Michael Moore, the documentary filmmaker who has shown up at the New York demonstrations, supported Ellison for head of the DNC. Moore urged a “clean sweep” of the Democratic party leadership.
“That is the future,” Moore said of Ellison, who is a Muslim African-American. “All white people need to be concerned about how afraid Muslims, African-Americans and Hispanics are right now. I worry about what’s ahead.”
MEDIA BUZZ On the Fox show, host Howard Kurtz showed a full-screen quote from the screenwriter Aaron Sorkin, from a public letter to his wife and daughter published in Vanity Fair.

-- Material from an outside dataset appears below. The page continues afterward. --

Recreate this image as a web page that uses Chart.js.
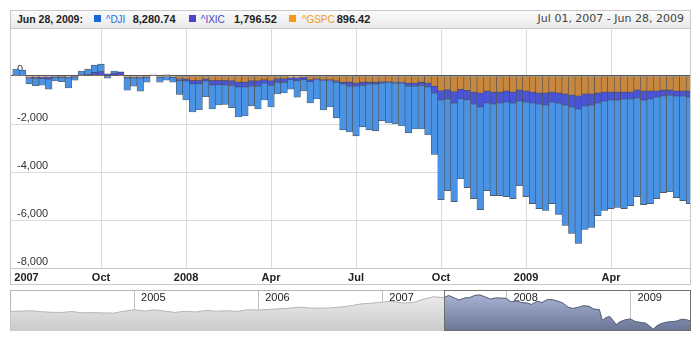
<!DOCTYPE html>
<html>
<head>
<meta charset="utf-8">
<title>^DJI, ^IXIC, ^GSPC weekly change</title>
<script src="https://cdn.jsdelivr.net/npm/chart.js@4.4.1/dist/chart.umd.min.js"></script>
<style>
  html, body { margin: 0; padding: 0; background: #fff; }
  body { position: relative; width: 700px; height: 340px; overflow: hidden;
         font-family: "Liberation Sans", Arial, sans-serif; }
  #header { position: absolute; left: 10px; top: 10px; width: 681px; height: 19px;
            box-sizing: border-box; border: 1px solid #c8c8c8;
            background: linear-gradient(#fbfbfb, #e9e9e9); z-index: 3; }
  #header span { position: absolute; top: 1px; font-size: 11px; line-height: 14px; white-space: nowrap; }
  #header .swatch { top: 3.5px; width: 7px; height: 7px; }
  #header .name { font-size: 10px; top: 1.5px; }
  #header .date { font-weight: bold; color: #222; font-size: 10.5px; }
  #header .val { font-weight: bold; color: #222; }
  #header .range { right: 6px; font-family: "DejaVu Sans", sans-serif; color: #444; }
  #mainWrap { position: absolute; left: 0; top: 0; width: 700px; height: 290px; }
  #frame { position: absolute; left: 10px; top: 28px; width: 681px; height: 257px;
           box-sizing: border-box; border: 1px solid #c8c8c8; pointer-events: none; z-index: 2; }
  #navWrap { position: absolute; left: 10px; top: 290px; width: 681px; height: 41px; }
  #navFrame { position: absolute; left: 10px; top: 290px; width: 681px; height: 41px;
              box-sizing: border-box; border: 1px solid #b8b8b8; pointer-events: none; }
</style>
</head>
<body>
<div id="header"></div>
<div id="mainWrap"><canvas id="main" width="700" height="290"></canvas></div>
<div id="frame"></div>
<div id="navFrame"></div>
<div id="navWrap"><canvas id="nav" width="681" height="41"></canvas></div>
<script>
// Weekly change of each index, stacked; week 0 = first week of July 2007
const gspcChange = [
  15, 10, -50, -45, -45, -45, -20, -25, -45, -15,
  15, 20, 25, 30, -20, 20, 25, -65, -60, -60,
  -30, 10, -30, 10, -40, -125, -125, -185, -185, -125,
  -185, -185, -185, -200, -255, -255, -200, -200, -160, -200,
  -115, -115, -75, -75, -35, -160, -115, -160, -160, -200,
  -255, -255, -295, -255, -255, -255, -230, -230, -255, -255,
  -295, -295, -255, -295, -420, -615, -575, -655, -550, -595,
  -670, -710, -625, -670, -670, -625, -670, -585, -625, -670,
  -710, -710, -670, -710, -750, -795, -835, -750, -750, -710,
  -670, -670, -670, -670, -670, -585, -625, -625, -625, -585,
  -585, -625, -625, -625
];
const ixicChange = [
  20, 15, -55, -60, -55, -100, -30, -30, -40, -25,
  25, 35, 115, 145, 90, 100, 135, -20, -20, -25,
  -20, 15, -20, 40, -20, -55, -85, -140, -140, -85,
  -190, -165, -190, -180, -205, -205, -220, -220, -135, -180,
  -140, -140, -85, -125, -125, -80, -45, -40, -40, -55,
  -80, -165, -125, -125, -80, -80, -65, -25, -40, -40,
  -125, -125, -125, -165, -290, -385, -385, -470, -395, -395,
  -495, -580, -500, -495, -455, -460, -455, -455, -460, -455,
  -455, -500, -415, -415, -460, -495, -540, -500, -460, -415,
  -370, -330, -330, -290, -290, -330, -375, -335, -250, -250,
  -210, -210, -210, -250
];
const djiChange = [
  255, 220, -220, -300, -280, -400, -160, -185, -415, -130,
  165, 230, 310, 320, -70, 85, 10, -505, -340, -545,
  -205, 25, -205, -170, -195, -590, -790, -1175, -1090, -655,
  -1000, -860, -805, -940, -1245, -1205, -830, -955, -705, -910,
  -495, -455, -385, -680, -465, -885, -800, -1215, -1090, -1490,
  -1910, -1910, -2075, -1740, -1910, -1950, -1575, -1700, -1705, -1785,
  -1950, -1785, -1825, -1995, -2560, -4150, -3815, -4110, -3335, -3660,
  -3945, -4275, -3650, -3820, -3860, -3940, -3985, -3530, -3940, -4190,
  -4360, -4395, -4230, -4645, -5020, -5270, -5600, -5145, -5100, -4690,
  -4565, -4525, -4480, -4565, -4440, -4110, -4360, -4355, -4235, -4025,
  -4025, -4230, -4355, -4440
];
const xTickWeeks = [1.6, 13, 26, 39, 52, 65, 78, 91];
const xTickLabels = ['2007', 'Oct', '2008', 'Apr', 'Jul', 'Oct', '2009', 'Apr'];
const yTickValues = [0, -2000, -4000, -6000, -8000];

// Header legend
const headerDate = 'Jun 28, 2009:';
const seriesNames = ['^DJI', '^IXIC', '^GSPC'];
const lastValues = ['8,280.74', '1,796.52', '896.42'];
const rangeText = 'Jul 01, 2007 - Jun 28, 2009';

// Navigator: ^DJI close, 2004 - 2009
const navDates = [
  '2004-01-02','2004-02-01','2004-03-01','2004-04-01','2004-05-01','2004-06-01',
  '2004-07-01','2004-08-01','2004-09-01','2004-10-01','2004-11-01','2004-12-01',
  '2005-01-01','2005-02-01','2005-03-01','2005-04-01','2005-05-01','2005-06-01',
  '2005-07-01','2005-08-01','2005-09-01','2005-10-01','2005-11-01','2005-12-01',
  '2006-01-01','2006-02-01','2006-03-01','2006-04-01','2006-05-01','2006-06-01',
  '2006-07-01','2006-08-01','2006-09-01','2006-10-01','2006-11-01','2006-12-01',
  '2007-01-01','2007-02-01','2007-03-01','2007-04-01','2007-05-01','2007-06-01',
  '2007-07-01','2007-07-15','2007-08-01','2007-08-15','2007-09-01','2007-09-15',
  '2007-10-01','2007-10-15','2007-11-01','2007-11-15','2007-12-01','2007-12-15',
  '2008-01-01','2008-01-15','2008-02-01','2008-02-15','2008-03-01','2008-03-15',
  '2008-04-01','2008-04-15','2008-05-01','2008-05-15','2008-06-01','2008-06-15',
  '2008-07-01','2008-07-15','2008-08-01','2008-08-15','2008-09-01','2008-09-15',
  '2008-10-01','2008-10-10','2008-10-20','2008-11-01','2008-11-20','2008-12-01',
  '2008-12-15','2009-01-01','2009-01-15','2009-02-01','2009-02-15','2009-03-01',
  '2009-03-09','2009-03-20','2009-04-01','2009-04-15','2009-05-01','2009-05-15',
  '2009-06-01','2009-06-15','2009-06-28'
];
const navDji = [
  10450, 10490, 10580, 10370, 10230, 10200,
  10400, 10120, 10170, 10100, 10050, 10450,
  10780, 10500, 10770, 10500, 10200, 10470,
  10300, 10640, 10480, 10570, 10440, 10800,
  10720, 10860, 10990, 11110, 11370, 11170,
  11150, 11180, 11380, 11680, 12080, 12220,
  12460, 12620, 12270, 12350, 13060, 13630,
  13410, 13900, 13360, 12900, 13360, 13440,
  13930, 14000, 13560, 13100, 13370, 13340,
  13260, 12500, 12740, 12350, 12260, 11950,
  12650, 12350, 13010, 12990, 12640, 12270,
  11350, 11060, 11330, 11660, 11540, 10920,
  10830, 8450, 9030, 9320, 7550, 8150,
  8560, 8780, 8200, 8000, 7850, 7060,
  6550, 7280, 7760, 8030, 8210, 8270,
  8720, 8610, 8280.74
];
const navYearTicks = [2005, 2006, 2007, 2008, 2009];
const navStartDate = '2004-01-01';
const selectionStartDate = '2007-07-01';
const selectionEndDate = '2009-06-28';

const colors = {
  dji: '#4a92e4', ixic: '#4a54d6', gspc: '#c8873f',
  djiKey: '#1668d8', ixicKey: '#4a46c8', gspcKey: '#f79a1c',
  djiText: '#1d6fdc', ixicText: '#4444c8', gspcText: '#f09a1e'
};

// ---- header legend ----
(function buildHeader() {
  const h = document.getElementById('header');
  const add = (cls, text, left, style) => {
    const s = document.createElement('span');
    s.className = cls;
    if (text) s.textContent = text;
    if (left !== null) s.style.left = left + 'px';
    Object.assign(s.style, style || {});
    h.appendChild(s);
  };
  add('date', headerDate, 6);
  const keyColors = [colors.djiKey, colors.ixicKey, colors.gspcKey];
  const textColors = [colors.djiText, colors.ixicText, colors.gspcText];
  const swatchLeft = [83, 177.7, 278];
  const nameLeft = [94.7, 189.7, 290.7];
  const valueLeft = [121.7, 223, 325.7];
  seriesNames.forEach((name, i) => {
    add('swatch', '', swatchLeft[i], { background: keyColors[i] });
    add('name', name, nameLeft[i], { color: textColors[i] });
    add('val', lastValues[i], valueLeft[i]);
  });
  add('range', rangeText, null);
})();

Chart.defaults.font.family = '"Liberation Sans", Arial, sans-serif';
Chart.defaults.font.size = 11;

// ---- main stacked column chart ----
const weeks = djiChange.map((_, i) => i);
const toPoints = arr => arr.map((v, i) => ({ x: weeks[i], y: v }));
const barStyle = {
  borderColor: '#4d4d4d', borderWidth: 0.6, borderSkipped: false,
  barPercentage: 1, categoryPercentage: 1, clip: 0
};

new Chart(document.getElementById('main'), {
  type: 'bar',
  data: {
    datasets: [
      Object.assign({ label: '^GSPC', data: toPoints(gspcChange), backgroundColor: colors.gspc }, barStyle),
      Object.assign({ label: '^IXIC', data: toPoints(ixicChange), backgroundColor: colors.ixic }, barStyle),
      Object.assign({ label: '^DJI', data: toPoints(djiChange), backgroundColor: colors.dji }, barStyle)
    ]
  },
  options: {
    responsive: false, animation: false, devicePixelRatio: 1,
    layout: { padding: { left: 11, top: 28, right: 10, bottom: 6 } },
    plugins: { legend: { display: false }, tooltip: { enabled: false } },
    scales: {
      x: {
        type: 'linear', stacked: true, offset: false, min: -0.77, max: 103.08,
        afterBuildTicks: s => { s.ticks = xTickWeeks.map(v => ({ value: v })); },
        afterFit: s => { s.height = 16; s.paddingLeft = 0; s.paddingRight = 0; },
        ticks: {
          autoSkip: false, maxRotation: 0, padding: 3, color: '#222',
          font: { size: 11, weight: 'bold' },
          callback: (v, i) => xTickLabels[i]
        },
        grid: {
          offset: false, drawTicks: false, lineWidth: 1,
          color: c => (c.index === 0 ? 'rgba(0,0,0,0)' : '#dadeda')
        },
        border: { display: true, color: '#c8c8c8' }
      },
      y: {
        stacked: true, min: -8000, max: 2000, z: 1,
        afterFit: s => { s.width = 0; s.paddingTop = 0; s.paddingBottom = 0; },
        afterBuildTicks: s => { s.ticks = yTickValues.map(v => ({ value: v })); },
        ticks: {
          mirror: true, padding: 6, labelOffset: -6, color: '#333',
          font: { size: 11 },
          callback: v => v.toLocaleString('en-US')
        },
        grid: {
          drawTicks: false, lineWidth: 1,
          color: c => (c.tick && c.tick.value === 0 ? '#555555' : 'rgba(150,162,150,0.36)')
        },
        border: { display: false }
      }
    }
  }
});

// ---- navigator ----
function yearFraction(str) {
  const [y, m, d] = str.split('-').map(Number);
  const t = Date.UTC(y, m - 1, d), a = Date.UTC(y, 0, 1), b = Date.UTC(y + 1, 0, 1);
  return y + (t - a) / (b - a);
}
const navX = navDates.map(yearFraction);
const selStart = yearFraction(selectionStartDate);
const navAll = navX.map((x, i) => ({ x, y: navDji[i] }));
const navSel = navAll.filter(p => p.x >= selStart);

function vGradient(stops) {
  return c => {
    const a = c.chart.chartArea;
    if (!a) return stops[stops.length - 1];
    const g = c.chart.ctx.createLinearGradient(0, a.top, 0, a.bottom);
    stops.forEach((s, i) => g.addColorStop(i / (stops.length - 1), s));
    return g;
  };
}

const selectionBox = {
  id: 'selectionBox',
  afterDraw(chart) {
    const { ctx, chartArea: a, scales } = chart;
    const x0 = Math.round(scales.x.getPixelForValue(selStart));
    ctx.save();
    ctx.strokeStyle = '#6e6e6e';
    ctx.lineWidth = 1;
    ctx.strokeRect(x0 + 0.5, a.top + 0.5, a.right - x0 - 1, a.bottom - a.top - 1);
    ctx.restore();
  }
};

// the selected range is listed first so it is painted on top of the full history
new Chart(document.getElementById('nav'), {
  type: 'line',
  data: {
    datasets: [
      { data: navSel, fill: 'start', borderColor: '#56607c', borderWidth: 1, pointRadius: 0,
        backgroundColor: vGradient(['#b0bbdb', '#6a7595']), clip: 0 },
      { data: navAll, fill: 'start', borderColor: '#b5b5b5', borderWidth: 1, pointRadius: 0,
        backgroundColor: vGradient(['#f0f0f0', '#cbcbcb']), clip: 0 }
    ]
  },
  options: {
    responsive: false, animation: false, devicePixelRatio: 1,
    layout: { padding: 0 },
    plugins: { legend: { display: false }, tooltip: { enabled: false } },
    scales: {
      x: {
        type: 'linear', position: 'top', z: 1, offset: false,
        min: yearFraction(navStartDate), max: yearFraction(selectionEndDate),
        afterFit: s => { s.height = 0; s.paddingLeft = 0; s.paddingRight = 0; },
        afterBuildTicks: s => { s.ticks = navYearTicks.map(v => ({ value: v })); },
        ticks: {
          mirror: true, align: 'start', labelOffset: 7, padding: 1,
          color: '#222', font: { size: 11 },
          callback: v => String(v)
        },
        grid: { drawTicks: false, color: 'rgba(175,175,175,0.75)' },
        border: { display: false }
      },
      y: { display: false, min: 6150, max: 15100 }
    }
  },
  plugins: [selectionBox]
});
</script>
</body>
</html>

“This is truly horrible,” Sorkin wrote of Trump’s election. “The first time a thoroughly incompetent pig with dangerous ideas, a serious psychiatric disorder, no knowledge of the world and no curiosity to learn, has won. And it wasn’t just Donald Trump who won. It was his supporters, too. The Klan won last night. White nationalists, sexists, racists and buffoons.”
Kurtz seemed to take offense.
“The Klan won?” Kurtz said. “That might have played in a TV drama, but as a letter, it just seemed angry and overwrought. Aren’t liberals supposed to support tolerance and unity?”
RELIABLE SOURCES One of Brian Stelter’s guests on CNN was Mollie Hemingway of the conservative site “The Federalist.” She said President Obama spent much of his presidency attacking Fox News.
“He did not spend much of his presidency attacking Fox News,” Stelter said. “He occasionally pointed out what he believed was unfair coverage from Fox News.”
Hemingway wasn’t about to accept that.
“OK, she said. “I guess what maybe you need to realize is that for a lot of people who don’t share your political opinions, that’s what it feels like.” (Yes, the response was nonsensical).
She wasn’t done.
“The New York Times completely crapped the bed this cycle,” she said. “They should be apologizing for the way they covered it . . . This is a joke.”
Another guest, Dan Rather, mused about presidents who try to use the press as a foil.
“Those presidencies don’t turn out very well,” said Rather, who covered Richard Nixon for CBS during the Watergate scandal.
Disclosure: Donald Trump is the father-in-law of Jared Kushner, the publisher of Observer Media.